English census points to Scotland’s post-Christian future

The new census for England and Wales has revealed that Christians make up less than half of the population for the first time.

The Office for National Statistics (ONS) reported that whilst the previous census 10 years ago revealed Christians made up 53.9% of the population, that figure is now just 46.2%.

‘Christian’ was still the most popular answer, with the second being ‘no religion’ at 37.2%.

The Anglican Archbishop of York and Primate of England Stephen Cottrell said the results were ‘not a great surprise’.

“We have left behind the era when many people almost automatically identified as Christian but other surveys consistently show how the same people still seek spiritual truth and wisdom and a set of values to live by,” he said.

Scotland’s census, delayed until next year, is expected to reveal similar results.

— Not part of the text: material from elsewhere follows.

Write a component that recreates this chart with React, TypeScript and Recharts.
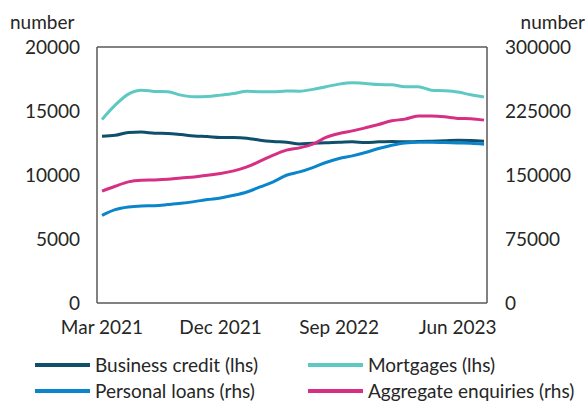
import React from 'react'
import { LineChart, Line, XAxis, YAxis, ReferenceLine } from 'recharts'

const months = [
    'Mar 2021', 'Apr 2021', 'May 2021', 'Jun 2021', 'Jul 2021', 'Aug 2021', 'Sep 2021', 'Oct 2021', 'Nov 2021', 'Dec 2021',
    'Jan 2022', 'Feb 2022', 'Mar 2022', 'Apr 2022', 'May 2022', 'Jun 2022', 'Jul 2022', 'Aug 2022', 'Sep 2022', 'Oct 2022',
    'Nov 2022', 'Dec 2022', 'Jan 2023', 'Feb 2023', 'Mar 2023', 'Apr 2023', 'May 2023', 'Jun 2023', 'Jul 2023', 'Aug 2023',
]

// lhs
const businessCredit = [
    13030, 13100, 13320, 13350, 13270, 13250, 13160, 13050, 13000, 12930,
    12930, 12880, 12720, 12620, 12560, 12430, 12480, 12510, 12560, 12590,
    12540, 12590, 12620, 12590, 12620, 12640, 12670, 12720, 12700, 12640,
]
const mortgages = [
    14340, 15460, 16320, 16630, 16530, 16500, 16240, 16110, 16130, 16240,
    16370, 16550, 16500, 16500, 16560, 16550, 16690, 16900, 17100, 17200,
    17150, 17070, 17050, 16900, 16900, 16630, 16580, 16480, 16270, 16090,
]
// rhs
const personalLoans = [
    102700, 109400, 112500, 113700, 114000, 115300, 116800, 118800, 121200, 123100,
    126200, 130100, 136000, 141900, 149700, 153600, 158700, 164600, 169300, 172400,
    176300, 181000, 184900, 187600, 188400, 188400, 188000, 187600, 187200, 186100,
]
const aggregateEnquiries = [
    131000, 136800, 141900, 143800, 144200, 145000, 146500, 147700, 149700, 151700,
    154800, 159500, 166200, 173200, 179100, 181800, 186100, 194000, 198700, 201700,
    205300, 209200, 213500, 215500, 219000, 219000, 218200, 216300, 216000, 214300,
]

const leftTicks = [0, 5000, 10000, 15000, 20000]
const rightTicks = [0, 75000, 150000, 225000, 300000]

const series = [
    { key: 'business', name: 'Business credit (lhs)', color: '#0f4f6b', axis: 'left' },
    { key: 'mortgages', name: 'Mortgages (lhs)', color: '#5ec8c2', axis: 'left' },
    { key: 'personal', name: 'Personal loans (rhs)', color: '#0a85cc', axis: 'right' },
    { key: 'aggregate', name: 'Aggregate enquiries (rhs)', color: '#d62f84', axis: 'right' },
]

const data = months.map((m, i) => ({
    month: m,
    business: businessCredit[i],
    mortgages: mortgages[i],
    personal: personalLoans[i],
    aggregate: aggregateEnquiries[i],
}))

const FONT = 'Lato, "Noto Sans", sans-serif'
const AXIS = '#595959'
const TEXT = '#262626'

export default function App() {
    const tickStyle = { fontSize: 19, fill: TEXT, fontFamily: FONT }
    return (
        <div style={{ position: 'absolute', left: 0, top: 0, width: 587, height: 401, background: '#fff', fontFamily: FONT, color: TEXT, overflow: 'hidden' }}>
            {/* unit labels */}
            <div style={{ position: 'absolute', left: 10, top: 10, fontSize: 19, lineHeight: '24px' }}>number</div>
            <div style={{ position: 'absolute', right: 2, top: 10, fontSize: 19, lineHeight: '24px' }}>number</div>

            <div style={{ position: 'absolute', left: 0, top: 0 }}>
                <LineChart width={587} height={345} data={data} margin={{ top: 47, right: 0, bottom: 0, left: 0 }}>
                    <XAxis
                        dataKey="month"
                        interval={8}
                        height={42}
                        tickLine={false}
                        tickSize={0}
                        tickMargin={18}
                        padding={{ left: 5, right: 3 }}
                        axisLine={{ stroke: AXIS, strokeWidth: 1.5 }}
                        tick={tickStyle}
                    />
                    <YAxis
                        yAxisId="left"
                        orientation="left"
                        width={97}
                        domain={[0, 20000]}
                        ticks={leftTicks}
                        tickLine={false}
                        tickSize={0}
                        tickMargin={17}
                        axisLine={{ stroke: AXIS, strokeWidth: 1.5 }}
                        tick={tickStyle}
                    />
                    <YAxis
                        yAxisId="right"
                        orientation="right"
                        width={100}
                        domain={[0, 300000]}
                        ticks={rightTicks}
                        tickLine={false}
                        tickSize={0}
                        tickMargin={18}
                        axisLine={{ stroke: AXIS, strokeWidth: 1.5 }}
                        tick={tickStyle}
                    />
                    <ReferenceLine yAxisId="left" y={20000} stroke={AXIS} strokeWidth={1.5} />
                    {series.map((s) => (
                        <Line
                            key={s.key}
                            yAxisId={s.axis}
                            dataKey={s.key}
                            name={s.name}
                            type="monotone"
                            stroke={s.color}
                            strokeWidth={3}
                            dot={false}
                            isAnimationActive={false}
                        />
                    ))}
                </LineChart>
            </div>

            {/* Legend */}
            <div
                style={{
                    position: 'absolute',
                    left: 35,
                    top: 355,
                    display: 'grid',
                    gridTemplateColumns: '273px auto',
                    rowGap: 6,
                    fontSize: 19,
                    lineHeight: '20px',
                }}
            >
                {series.map((s) => (
                    <div key={s.key} style={{ display: 'flex', alignItems: 'center', gap: 5, whiteSpace: 'nowrap' }}>
                        <span style={{ width: 55, height: 4, background: s.color, flexShrink: 0 }} />
                        <span>{s.name}</span>
                    </div>
                ))}
            </div>
        </div>
    )
}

However, the Scottish census has been criticised for its low return rate of 89% compared to 97% for England and Wales as well as the overhauling of the survey after it had begun, leading to fears of inaccurate results.

Stephen Boyle, auditor general for Scotland, called the census a ‘vital data-gathering tool’ for the planning of public services.

“It’s important that National Records of Scotland establishes why the return rate was significantly lower than the other countries in the UK,” he said.

“Those lessons should be shared and will be crucial to planning for future censuses and surveys.”